ERR-UWSN: energy-efficient and reliable routing for void hole mitigation in underwater wireless sensor networks

Abstract

Ongoing research is focused on underwater wireless sensor networks (UWSNs), which hold great promise for various applications to improve human lives. Many sensor nodes have been strategically positioned in rivers and oceans to closely monitor and analyze the underwater ecosystem. UWSNs face significant challenges due to energy limitations, unreliable communication channels, hole occurrence, and low packet delivery ratio. This paper introduces effective energy routing, hole detection and mitigation, and reliable delivery schemes to address these issues. In ERR-UWSN, a single-path routing strategy optimizes energy consumption by selecting the best-sending node through a unique weight function. However, the reliability of this approach is compromised in the harsh and unpredictable submarine environment. To overcome this limitation, co-ERR-UWSN combines cooperative routing with relay nodes between source–destination pairs.

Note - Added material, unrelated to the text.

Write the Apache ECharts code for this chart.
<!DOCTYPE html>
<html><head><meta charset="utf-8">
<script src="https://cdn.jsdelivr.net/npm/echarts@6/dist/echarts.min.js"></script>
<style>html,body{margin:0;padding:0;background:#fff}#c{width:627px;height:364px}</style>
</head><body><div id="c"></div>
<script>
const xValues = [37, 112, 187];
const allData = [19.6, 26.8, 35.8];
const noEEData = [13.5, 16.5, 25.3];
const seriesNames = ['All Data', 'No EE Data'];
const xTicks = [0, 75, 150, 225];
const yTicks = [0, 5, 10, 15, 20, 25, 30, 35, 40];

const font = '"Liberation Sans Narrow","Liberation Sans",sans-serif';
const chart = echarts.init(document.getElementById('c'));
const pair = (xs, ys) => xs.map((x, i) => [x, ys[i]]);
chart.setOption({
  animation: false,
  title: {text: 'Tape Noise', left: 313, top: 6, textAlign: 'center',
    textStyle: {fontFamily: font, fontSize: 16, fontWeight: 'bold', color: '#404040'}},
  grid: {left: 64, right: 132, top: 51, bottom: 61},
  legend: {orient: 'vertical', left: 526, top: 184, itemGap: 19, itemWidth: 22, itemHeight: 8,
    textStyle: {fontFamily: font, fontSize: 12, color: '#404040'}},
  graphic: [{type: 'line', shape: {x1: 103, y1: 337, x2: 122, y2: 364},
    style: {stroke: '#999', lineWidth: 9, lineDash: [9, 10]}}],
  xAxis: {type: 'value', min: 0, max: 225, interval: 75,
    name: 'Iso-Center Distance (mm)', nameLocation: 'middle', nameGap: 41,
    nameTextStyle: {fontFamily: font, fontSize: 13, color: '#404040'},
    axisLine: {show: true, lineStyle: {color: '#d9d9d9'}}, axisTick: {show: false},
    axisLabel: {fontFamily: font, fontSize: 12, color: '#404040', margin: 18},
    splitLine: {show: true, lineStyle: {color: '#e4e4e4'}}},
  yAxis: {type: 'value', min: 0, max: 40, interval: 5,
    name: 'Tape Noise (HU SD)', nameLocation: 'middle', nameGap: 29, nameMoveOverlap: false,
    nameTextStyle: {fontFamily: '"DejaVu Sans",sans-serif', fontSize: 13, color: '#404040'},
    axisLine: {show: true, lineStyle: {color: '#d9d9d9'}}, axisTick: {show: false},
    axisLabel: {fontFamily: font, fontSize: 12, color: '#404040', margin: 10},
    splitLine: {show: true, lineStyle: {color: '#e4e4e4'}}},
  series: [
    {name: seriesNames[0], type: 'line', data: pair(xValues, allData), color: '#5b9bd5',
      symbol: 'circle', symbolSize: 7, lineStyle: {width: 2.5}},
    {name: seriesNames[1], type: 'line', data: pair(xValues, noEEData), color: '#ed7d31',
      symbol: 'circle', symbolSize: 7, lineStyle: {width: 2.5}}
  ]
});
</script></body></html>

A carefully selected weight function ensures low energy consumption, reliability, and optimal node selection for data transmission. The simulation results show that ERR-UWSN is better than CEER, Co-EPRR, and FB-DBR in terms of residual energy, end-to-end delay, energy consumption, and total number of alive nodes. Also, Co-ERR-UWSN has a special advantage in the PDR criterion compared to other schemes.